The hamlet of Collier Street near Maidstone was the first. The three women who signed there represent a cross section of those who would benefit from the Vote. Eleanor French was a farmer, a widow with young children who ran her hop farm of 40 acres employing 8 men and 4 boys in 1861. She was fortunate not to be a tenant farmer in an area where the landlord was also the MP relying on her for her vote. Farmer's widows would routinely loose their tenancies and living if this was the case. As it was she ran the farm for many years until her son took it over.
Mrs Elizabeth Worsley was the wife of the village grocer and wheelwright. In 1861 she had 6 children at home, as well as two boarders and one servant. Her eldest daughter aged 20 was working in the grocer's shop. Unmarried, Miss Wilmshurst French lived at Den Farm with her widowed father. I knew more about Miss French than many of the women, but that little knowledge is tantalising. Imagine a small collection of scattered cottages along a winding lane- a small church about half way along, in an agricultural landscape that in 1866 consisted of apple orchards and hopfields. The churchyard is overgrown, and Elizabeth's tombstone, (when I returned for a second visit to photograph it) had been turned on its face by vandals. She was born in 1832 and died on October 11th 1869. She published a book called "Pebbles and Shells" in 1858 (Now unavailable?) And she was one of the hundreds of forgotten women whose voice has survived... Buried in the Mill Taylor papers in the LSE are two letters from her to JSMill's stepdaughter Helen Taylor, and a draft of a reply .
On March 28th 1868 she responds to a request for signatures for a new petition by apologising for the fact that she has no friends to ask...." hetrodoxy of all sorts is so plainly written on my mere appearance that everyone is on his guard against me....My offence is in the fact that I wear trousers, a useful garment..." She has been wearing bloomers for many years. Helen Taylor in her draft reply says that 'fine dress is our armour' and apparently encouraged by a supportive response in the second letter Elizabeth advocates birth control as a way in which women can take control of their own well being. Elizabeth French had also sent a one woman petition to Parliament in 1867 asking for women to be included in the Franchise bill which John Stuart Mill had presented to the House. When writing to Helen Taylor she mentioned that she was unwell and her death followed shortly afterwards.

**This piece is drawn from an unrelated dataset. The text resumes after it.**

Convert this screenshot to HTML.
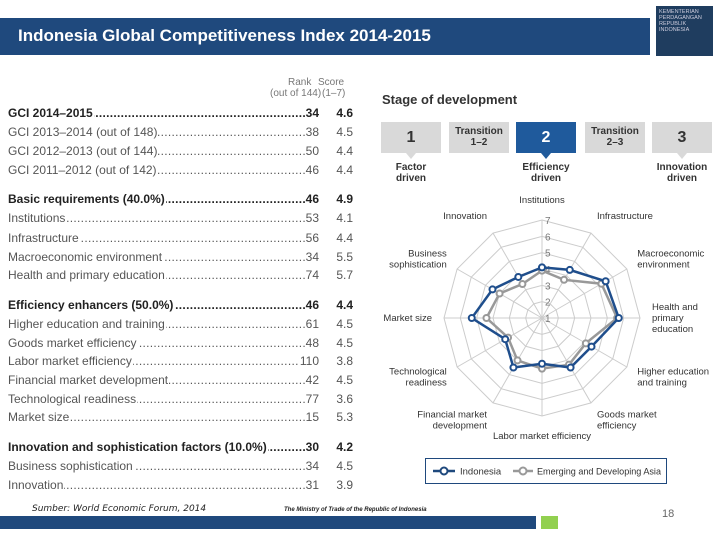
<!DOCTYPE html>
<html><head><meta charset="utf-8"><style>
body{margin:0;width:720px;height:540px;overflow:hidden;background:#fff;position:relative;font-family:"Liberation Sans",sans-serif}
.abs{position:absolute}
.row{position:absolute;left:8px;width:345px;font-size:12px;color:#555;white-space:nowrap;height:16px;line-height:16px}
.row .l{position:absolute;left:0;background:#fff;padding-right:1px}
.row .dots{position:absolute;left:0;right:36px;top:0;overflow:hidden;letter-spacing:0.3px}
.row .r{position:absolute;right:34px;background:#fff;padding-left:1px}
.row .s{position:absolute;right:0;}
.row.b{font-weight:bold;color:#222}
.box{position:absolute;top:122px;width:60px;height:31px;background:#d9d9d9;color:#333;text-align:center;font-weight:bold}
.lab{position:absolute;font-size:10px;color:#333;text-align:center;line-height:11px;font-weight:bold}
</style></head><body>
<div class="abs" style="left:0;top:18px;width:650px;height:37px;background:#1f497d"></div>
<div class="abs" style="left:18px;top:26px;font-family:'Liberation Sans',sans-serif;font-weight:bold;font-size:17px;color:#fff">Indonesia Global Competitiveness Index 2014-2015</div>
<div class="abs" style="left:656px;top:6px;width:57px;height:50px;background:#1f3d5f;color:#ccd;font-size:5.5px;line-height:6px;padding:3px;box-sizing:border-box">KEMENTERIAN<br>PERDAGANGAN<br>REPUBLIK INDONESIA</div>
<div class="abs" style="left:270px;top:77px;font-size:10px;color:#777;line-height:11px;white-space:nowrap">
<span class="abs" style="left:18px;top:0">Rank</span><span class="abs" style="left:48px;top:0">Score</span>
<span class="abs" style="left:0;top:11px">(out of 144)</span><span class="abs" style="left:52px;top:11px">(1–7)</span></div>
<div id="tbl"></div>
<div class="abs" style="left:382px;top:92px;font-size:13px;color:#333;font-weight:bold">Stage of development</div>
<div class="box" style="left:381px;font-size:16px;line-height:31px">1</div>
<div class="box" style="left:449px;font-size:10px;line-height:11px;padding-top:4px;height:27px">Transition<br>1–2</div>
<div class="box" style="left:516px;background:#1f5a9c;color:#fff;font-size:16px;line-height:31px">2</div>
<div class="box" style="left:585px;font-size:10px;line-height:11px;padding-top:4px;height:27px">Transition<br>2–3</div>
<div class="box" style="left:652px;font-size:16px;line-height:31px">3</div>
<div class="abs" style="left:406px;top:153px;border-left:5px solid transparent;border-right:5px solid transparent;border-top:6px solid #d9d9d9"></div>
<div class="abs" style="left:541px;top:153px;border-left:5px solid transparent;border-right:5px solid transparent;border-top:6px solid #1f5a9c"></div>
<div class="abs" style="left:677px;top:153px;border-left:5px solid transparent;border-right:5px solid transparent;border-top:6px solid #d9d9d9"></div>
<div class="lab" style="left:381px;top:162px;width:60px">Factor<br>driven</div>
<div class="lab" style="left:516px;top:162px;width:60px">Efficiency<br>driven</div>
<div class="lab" style="left:648px;top:162px;width:68px">Innovation<br>driven</div>
<svg class="abs" style="left:0;top:0" width="720" height="540" id="radar"></svg>
<div class="abs" style="left:425px;top:458px;width:240px;height:24px;border:1px solid #1f497d"></div>
<svg class="abs" style="left:425px;top:458px" width="242" height="26">
<line x1="8" y1="13" x2="30" y2="13" stroke="#1f497d" stroke-width="2.5"/><circle cx="19" cy="13" r="3.5" fill="#fff" stroke="#1f497d" stroke-width="2"/>
<text x="35" y="16.5" font-size="9.5" fill="#333" font-family="Liberation Sans,sans-serif">Indonesia</text>
<line x1="88" y1="13" x2="108" y2="13" stroke="#999" stroke-width="2.5"/><circle cx="98" cy="13" r="3.5" fill="#fff" stroke="#999" stroke-width="2"/>
<text x="112" y="16.5" font-size="9.5" fill="#333" font-family="Liberation Sans,sans-serif" textLength="124" lengthAdjust="spacingAndGlyphs">Emerging and Developing Asia</text>
</svg>
<div class="abs" style="left:32px;top:504px;font-size:9px;font-style:italic;color:#222;font-family:'DejaVu Sans',sans-serif">Sumber: World Economic Forum, 2014</div>
<div class="abs" style="left:284px;top:507px;font-size:6px;font-style:italic;color:#222;font-weight:bold">The Ministry of Trade of the Republic of Indonesia</div>
<div class="abs" style="left:0;top:516px;width:536px;height:13px;background:#1f497d"></div>
<div class="abs" style="left:541px;top:516px;width:17px;height:13px;background:#92d050"></div>
<div class="abs" style="left:662px;top:508px;font-size:11px;color:#666">18</div>
<script>
const rows=[["GCI 2014–2015","34","4.6",113,1],["GCI 2013–2014 (out of 148)","38","4.5",132,0],["GCI 2012–2013 (out of 144)","50","4.4",151,0],["GCI 2011–2012 (out of 142)","46","4.4",170,0],
["Basic requirements (40.0%)","46","4.9",199,1],["Institutions","53","4.1",218,0],["Infrastructure","56","4.4",238,0],["Macroeconomic environment","34","5.5",257,0],["Health and primary education","74","5.7",275,0],
["Efficiency enhancers (50.0%)","46","4.4",305,1],["Higher education and training","61","4.5",324,0],["Goods market efficiency","48","4.5",343,0],["Labor market efficiency","110","3.8",361,0],["Financial market development","42","4.5",380,0],["Technological readiness","77","3.6",399,0],["Market size","15","5.3",417,0],
["Innovation and sophistication factors (10.0%)","30","4.2",447,1],["Business sophistication","34","4.5",466,0],["Innovation","31","3.9",485,0]];
const tbl=document.getElementById('tbl');
rows.forEach(r=>{const d=document.createElement('div');d.className='row'+(r[4]?' b':'');d.style.top=(r[3]-8)+'px';


d.innerHTML='<span class="dots">'+'.'.repeat(120)+'</span><span class="l">'+r[0]+'</span><span class="r">'+r[1]+'</span><span class="s">'+r[2]+'</span>';tbl.appendChild(d);});

const categories=["Institutions","Infrastructure","Macroeconomic\nenvironment","Health and\nprimary\neducation","Higher education\nand training","Goods market\nefficiency","Labor market efficiency","Financial market\ndevelopment","Technological\nreadiness","Market size","Business\nsophistication","Innovation"];
const indonesia=[4.1,4.4,5.5,5.7,4.5,4.5,3.8,4.5,3.6,5.3,4.5,3.9];
const emergingAsia=[3.9,3.7,5.2,5.6,4.1,4.3,4.1,4.0,3.4,4.4,4.0,3.4];
const ticks=[1,2,3,4,5,6,7];
const svg=document.getElementById('radar'),NS='http://www.w3.org/2000/svg';
const cx=542,cy=318,R=98,vmin=1,vmax=7;
const rad=v=>(v-vmin)/(vmax-vmin)*R;
const pt=(i,v)=>{const a=-Math.PI/2+i*2*Math.PI/categories.length;return [cx+rad(v)*Math.cos(a),cy+rad(v)*Math.sin(a)];};
function el(t,a){const e=document.createElementNS(NS,t);for(const k in a)e.setAttribute(k,a[k]);svg.appendChild(e);return e;}
ticks.slice(1).forEach(t=>{const p=el('polygon',{points:categories.map((c,i)=>pt(i,t).join(',')).join(' '),fill:'none',stroke:'#ccc','stroke-width':1});

});
categories.forEach((c,i)=>{const [x,y]=pt(i,vmax);const l=el('line',{x1:cx,y1:cy,x2:x,y2:y,stroke:'#ccc','stroke-width':1});

});
ticks.forEach(t=>{const tx=el('text',{x:cx+3,y:cy-rad(t)+4,'font-size':10,fill:'#777','font-family':'Liberation Sans,sans-serif'});tx.textContent=t;

});
function series(vals,col,name){const p=el('polygon',{points:vals.map((v,i)=>pt(i,v).join(',')).join(' '),fill:'none',stroke:col,'stroke-width':2.5});


vals.forEach((v,i)=>{const [x,y]=pt(i,v);const c=el('circle',{cx:x,cy:y,r:3,fill:'#fff',stroke:col,'stroke-width':2});

});}
series(emergingAsia,'#999','emerging-asia');
series(indonesia,'#1f4e8c','indonesia');
categories.forEach((c,i)=>{const a=-Math.PI/2+i*2*Math.PI/categories.length;const rr=R+20;let x=cx+rr*Math.cos(a),y=cy+rr*Math.sin(a);
const lines=c.split('\n');const cs=Math.cos(a);const anchor=Math.abs(cs)<0.2?'middle':(cs>0?'start':'end');
if(Math.abs(cs)<0.2){x=cx;} else x=cx+(R+12)*cs;
const t=el('text',{x:x,y:y-(lines.length-1)*5.5+3,'font-size':9.5,fill:'#333','text-anchor':anchor,'font-family':'Liberation Sans,sans-serif'});


lines.forEach((s,j)=>{const ts=document.createElementNS(NS,'tspan');ts.setAttribute('x',x);ts.setAttribute('dy',j?11:0);ts.textContent=s;t.appendChild(ts);});});
</script>
</body></html>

When writing of her unusual costume, she said "I have been a trouble to my father, a grief to my friends, ... an object of much looking and a little pelting wherever I wend my solitary way" so I was touched when I read the inscription that father had engraved on her tombstone. "In affectionate remembrance of a beloved daughter, Elizabeth Wilmshurst French who died October 11th 1869 aged 37 years Time is short, Eternity long"
Elizabeth French is someone who has haunted me throughout the years of my research- an extraordinary woman living out and attempting to share her radical beliefs in an isolated situation.
She saw that "the men have the Bible at their tongues end from Genesis to Paul's epistles and the women are cowed and silent. I doubt if I ever knew a woman who dared so much as sign a petition without the approbation of the men , husband or other, who determined the amount of cash she had in her purse and whose temper governed her. Whether women get enfranchisement or not, they need it."